Total operating expenses of $184.4 million in the Fourth Quarter represent an $18.4 million increase in comparison to the prior year quarter. Fourth Quarter operating expenses as a percentage of net sales increased to 39.7% compared to 35.9% in the prior year quarter. Fourth Quarter operating expenses include a $9.0 million favorable impact from the translation of foreign-based expenses as a result of the stronger U.S. dollar offset by a non-cash charge of approximately $9.5 million related to the write-down of certain other than temporary investment, fixed asset, and intangible asset impairments. On a constant dollar basis and excluding the non-cash charges, the increase in operating expenses was principally driven by a $15.3 million increase in the Company's direct to consumer segment and a $2.6 million increase in operating expenses related to wholesale businesses. The increase in the direct to consumer segment was primarily related to the impact of a net 80 new stores opened during the Fiscal Year and expenses associated with the expansion of the Company's e-commerce and catalog operations. For the Fiscal Year, operating expenses as a percentage of net sales increased to 40.8% compared to 38.8% in the prior year and included an additional $7.3 million in expenses related to the translation impact of foreign-based expenses due to an average weaker U.S. dollar on a comparable year-over-year basis. Prior year operating expense includes approximately $13.1 million related to the Company's completed equity grant review.
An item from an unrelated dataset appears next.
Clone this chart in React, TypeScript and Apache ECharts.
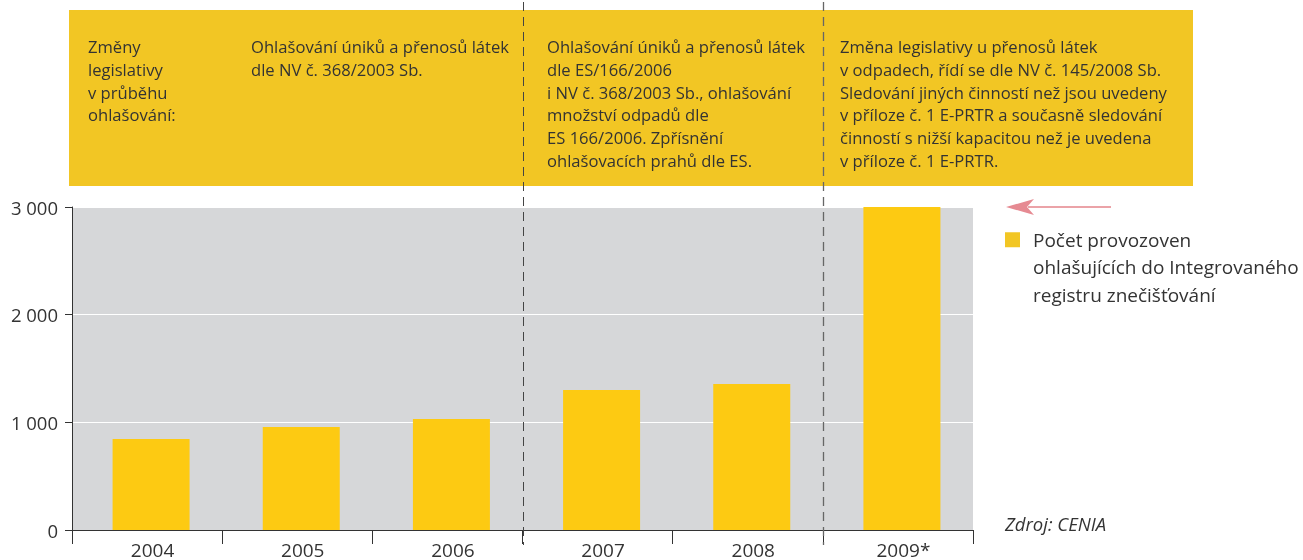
import React, { useEffect, useRef } from "react";
import * as echarts from "echarts";

const years = ["2004", "2005", "2006", "2007", "2008", "2009*"];
const facilities = [845, 956, 1031, 1300, 1356, 3000];
const yTicks = [0, 1000, 2000, 3000];
const seriesName = "Počet provozoven\nohlašujících do Integrovaného\nregistru znečišťování";
const headerLabel = ["Změny", "legislativy", "v průběhu", "ohlašování:"];
const period1 = ["Ohlašování úniků a přenosů látek", "dle NV č. 368/2003 Sb."];
const period2 = [
  "Ohlašování úniků a přenosů látek",
  "dle ES/166/2006",
  "i NV č. 368/2003 Sb., ohlašování",
  "množství odpadů dle",
  "ES 166/2006. Zpřísnění",
  "ohlašovacích prahů dle ES.",
];
const period3 = [
  "Změna legislativy u přenosů látek",
  "v odpadech, řídí se dle NV č. 145/2008 Sb.",
  "Sledování jiných činností než jsou uvedeny",
  "v příloze č. 1 E-PRTR a současně sledování",
  "činností s nižší kapacitou než je uvedena",
  "v příloze č. 1 E-PRTR.",
];
const source = "Zdroj: CENIA";

const FONT = "'Open Sans', sans-serif";
const TEXT = "#333333";
const BAR_W = 77;

export default function App() {
  const ref = useRef<HTMLDivElement>(null);
  useEffect(() => {
    if (!ref.current) return;
    const chart = echarts.init(ref.current, null, { renderer: "svg" });
    const headerText = (lines: string[], x: number) => ({
      type: "text",
      x,
      y: 35,
      style: {
        text: lines.join("\n"),
        font: `16.6px ${FONT}`,
        fill: TEXT,
        lineHeight: 22.8,
        textVerticalAlign: "top",
      },
    });
    chart.setOption({
      animation: false,
      textStyle: { fontFamily: FONT },
      grid: {
        left: 72,
        right: 330,
        top: 207,
        bottom: 30,
        show: true,
        backgroundColor: "#D6D7D9",
        borderWidth: 0,
      },
      legend: {
        left: 1005,
        top: 171,
        padding: 0,
        orient: "vertical",
        icon: "rect",
        itemWidth: 15,
        itemHeight: 15,
        data: [{ name: seriesName, itemStyle: { color: "#F2C624" } }],
        formatter: (name: string) => "\n\n" + name,
        textStyle: {
          fontFamily: FONT,
          fontSize: 19,
          color: TEXT,
          lineHeight: 27.5,
          padding: [0, 0, 0, 8],
        },
      },
      xAxis: {
        type: "category",
        data: years,
        axisLine: { lineStyle: { color: "#333", width: 1 } },
        axisTick: { show: true, length: 14, lineStyle: { color: "#333" } },
        axisLabel: {
          color: TEXT,
          fontSize: 19,
          margin: 10,
          fontFamily: FONT,
          padding: [0, 0, 0, 11],
        },
      },
      yAxis: {
        type: "value",
        min: 0,
        max: 3000,
        interval: 1000,
        axisLine: { show: true, lineStyle: { color: "#333", width: 1 } },
        axisTick: { show: true, length: 7, lineStyle: { color: "#333" } },
        splitLine: { lineStyle: { color: "#ffffff", width: 1 } },
        axisLabel: {
          color: TEXT,
          fontSize: 18.5,
          margin: 14,
          fontFamily: FONT,
          formatter: (v: number) =>
            yTicks.includes(v) ? String(v).replace(/\B(?=(\d{3})+(?!\d))/g, " ") : "",
        },
      },
      series: [
        {
          name: "spacer",
          type: "bar",
          data: [],
          barWidth: BAR_W,
          silent: true,
        },
        {
          name: seriesName,
          type: "bar",
          data: facilities,
          barWidth: BAR_W,
          barGap: `${(-(BAR_W - 8) / BAR_W) * 100}%`,
          itemStyle: { color: "#FDCA12" },
        },
      ],
    });

    const c2 = chart.convertToPixel({ xAxisIndex: 0 }, years[2]) as number;
    const c3 = chart.convertToPixel({ xAxisIndex: 0 }, years[3]) as number;
    const c4 = chart.convertToPixel({ xAxisIndex: 0 }, years[4]) as number;
    const c5 = chart.convertToPixel({ xAxisIndex: 0 }, years[5]) as number;
    const b1 = Math.round((c2 + c3) / 2) + 0.5;
    const b2 = Math.round((c4 + c5) / 2) + 0.5;
    const y3000 = chart.convertToPixel({ yAxisIndex: 0 }, 3000) as number;

    chart.setOption({
      graphic: [
        {
          type: "rect",
          z: 0,
          shape: { x: 69, y: 10, width: 1124, height: 176 },
          style: { fill: "#F2C624" },
        },
        headerText(headerLabel, 88),
        headerText(period1, 251),
        headerText(period2, 547),
        headerText(period3, 840),
        {
          type: "line",
          z: 50,
          shape: { x1: b1, y1: 2, x2: b1, y2: 545 },
          style: { stroke: "#444", lineWidth: 1, lineDash: [9, 6] },
        },
        {
          type: "line",
          z: 50,
          shape: { x1: b2, y1: 2, x2: b2, y2: 545 },
          style: { stroke: "#666", lineWidth: 1.3, lineDash: [9, 6] },
        },
        {
          type: "line",
          shape: { x1: 1028, y1: y3000, x2: 1111, y2: y3000 },
          style: { stroke: "#EBA3A8", lineWidth: 2 },
        },
        {
          type: "polygon",
          shape: {
            points: [
              [1006, y3000],
              [1034, y3000 - 8],
              [1027, y3000],
              [1034, y3000 + 8],
            ],
          },
          style: { fill: "#E68A92" },
        },
        {
          type: "text",
          x: 1005,
          y: 523,
          style: {
            text: source,
            font: `italic 18.5px ${FONT}`,
            fill: TEXT,
            textVerticalAlign: "middle",
          },
        },
      ],
    });
    return () => chart.dispose();
  }, []);
  return (
    <div
      ref={ref}
      style={{ position: "fixed", left: 0, top: 0, width: 1303, height: 560 }}
    />
  );
}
Operating income decreased to 12.5% of net sales in the Fourth Quarter compared to 17.8% of net sales in the prior year quarter as a result of decreased gross profit margin and higher operating expense as a percentage of sales. During the Fourth Quarter, operating income was negatively impacted by approximately $17.3 million as a result of the translation of foreign-based sales and expenses into U.S. dollars. For the Fiscal Year, operating profit margin remained unchanged at 13.0% in comparison to the prior year. The Company's operating income for the Fiscal Year included approximately $6.7 million of net currency gains related to the translation of foreign-based sales and expenses into U.S. dollars.

Other income (expense) increased unfavorably by $6.1 million and $17.7 million during the Fourth Quarter and Fiscal Year, respectively, in comparison to the prior year periods. These increases were primarily driven by increased foreign currency transaction losses partially offset by forward contract gains. As the U.S. dollar significantly strengthened during the Fourth Quarter, the Company recognized currency losses related to foreign currency payable balances denominated in U.S. dollars. Although the Company hedges a portion of its U.S. dollar denominated payables, primarily for those subsidiaries with related exposure to the Euro or British Pound, it does not historically enter into forward contracts for its other, generally smaller international subsidiaries, due to the unpredictable nature of such subsidiaries' cash flows.

The Company's income tax expense for the Fourth Quarter and the Fiscal Year was $4.1 million and $51.3 million, respectively, resulting in an effective income tax rate of 8.1% and 27.1%, respectively. During the Fourth Quarter, the Company reduced certain current and long-term tax reserves in connection with the completion of prior year income tax audits.